Graphic by Sydney Hilbush

Sixteen years later, as a new American, I cast my vote for unity in Georgia’s run-off election – in a state flattened by the pandemic and ravaged by deep social and political divisions. A Black- Jewish coalition helped elect Reverend Raphael Warnock–the pastor from MLK’s Ebenezer Baptist Church–as the first black Senator to represent Georgia, as well as Jon Ossoff–the only senator with serious Tik-Tok game–as the first Jewish senator in state history. Ossoff was sworn in holding a Pentateuch that belonged to the late Atlanta Rabbi Jacob Rothschild. Following the 1968 assassination of Martin Luther King, Rabbi Rothschild delivered the eulogy and called for America to become “a land where a man does not lift up sword against his neighbor, but where each sits under his own vine and under his own fig tree and there is none to make him afraid” (RawStory).

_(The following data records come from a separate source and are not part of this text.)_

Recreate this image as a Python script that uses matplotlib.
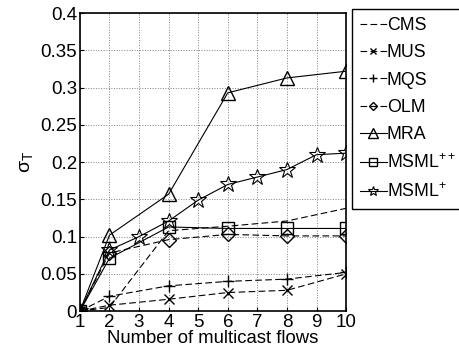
import numpy as np
import matplotlib
matplotlib.use('Agg')
import matplotlib.pyplot as plt

plt.rcParams['font.family'] = ['Liberation Sans', 'DejaVu Sans']
plt.rcParams['mathtext.fontset'] = 'custom'
plt.rcParams['mathtext.rm'] = 'Liberation Sans'
plt.rcParams['mathtext.it'] = 'Liberation Sans'

# data
x_main = [1, 2, 4, 6, 8, 10]
x_star = [1, 2, 3, 4, 5, 6, 7, 8, 9, 10]
cms = [0, 0.005, 0.108, 0.114, 0.121, 0.138]
mus = [0, 0.008, 0.016, 0.025, 0.028, 0.05]
mqs = [0, 0.02, 0.034, 0.04, 0.043, 0.052]
olm = [0, 0.078, 0.096, 0.103, 0.101, 0.101]
mra = [0, 0.102, 0.157, 0.293, 0.313, 0.322]
msml_pp = [0, 0.071, 0.113, 0.111, 0.111, 0.111]
msml_p = [0, 0.082, 0.1, 0.121, 0.149, 0.17, 0.18, 0.19, 0.21, 0.212]

fig = plt.figure(figsize=(4.59, 3.54), dpi=100)
ax = fig.add_axes([0.174, 0.121, 0.580, 0.842])

ms = 9
dash = (0, (6, 3))
ax.plot(x_main, cms, ls=dash, color='k', lw=0.8, label='CMS')
ax.plot(x_main, mus, ls=dash, color='k', lw=0.8, marker='x', ms=ms-2, mfc='none', label='MUS')
ax.plot(x_main, mqs, ls=dash, color='k', lw=0.8, marker='+', ms=ms, mfc='none', label='MQS')
ax.plot(x_main, olm, ls=dash, color='k', lw=0.8, marker='D', ms=ms-2, mfc='none', label='OLM')
ax.plot(x_main, mra, '-', color='k', lw=0.8, marker='^', ms=ms+1, mfc='none', label='MRA')
ax.plot(x_main, msml_pp, '-', color='k', lw=0.8, marker='s', ms=ms-1, mfc='none', label='MSML$^{++}$')
ax.plot(x_star, msml_p, '-', color='k', lw=0.8, marker='*', ms=ms+3, mfc='none', mew=0.8, label='MSML$^{+}$')

ax.set_xlim(1, 10)
ax.set_ylim(0, 0.4)
ax.set_xticks(range(1, 11))
ax.set_yticks(np.arange(0, 0.41, 0.05))
ax.set_yticklabels(['0', '0.05', '0.1', '0.15', '0.2', '0.25', '0.3', '0.35', '0.4'])
ax.tick_params(direction='in', labelsize=13.5, pad=2, length=3)
ax.grid(True, linestyle=':', color='gray', linewidth=0.7)
for s in ax.spines.values():
    s.set_linewidth(1.2)

ax.set_xlabel('Number of multicast flows', fontsize=13.3, labelpad=-1)
ax.set_ylabel(r'$\sigma_T$', fontsize=14, labelpad=4)

fig.legend(loc='upper left', bbox_to_anchor=(352 / 459, 1 - 9 / 354), fontsize=12.8,
           handlelength=1.5, handletextpad=0.0, borderaxespad=0, borderpad=0.45,
           labelspacing=0.58, markerscale=0.65, fancybox=False, edgecolor='k',
           framealpha=1)

fig.savefig('out.png', dpi=100)
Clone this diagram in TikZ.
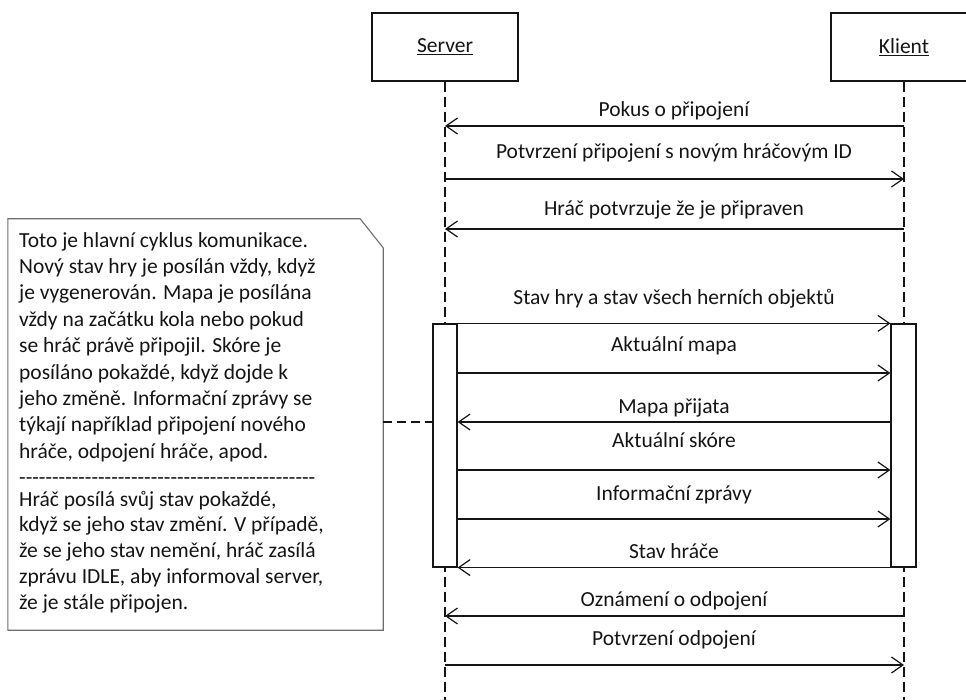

My ‘messengers of peace’–Beauty, Mandela, Warnock, Ossoff, Rothschild, and King–have taught me that there is much justice and healing work to do in our world until we all love our neighbors as ourselves. Yet each one of us has the opportunity to engage in the traditions of tzedakah and tikkun olam. As the US confronted institutional and interactional prejudice in Summer 2020, I had the chance to help develop and execute the Atlanta Fulton Library Foundation’s new strategic plan. For the Foundation, The Library is not a mere book repository: it is a community hub providing access, promoting literacy, addressing the digital divide, and engaging with the neighborhood. By working to manage this community engagement space ethically and equitably, I am, in my own small way, realizing the command of Leviticus 19:18. At Cal, I love my neighbors through my work with Challah for Hunger (CfH). As I braid loaves of love every Thursday, I think about CfH’s mission to address food insecurity on campus and beyond. It is our imperative as Jews to break bread with those around us, sharing our time- honored rituals with neighbors and strangers alike, while providing the emotional nourishment of comfort and community.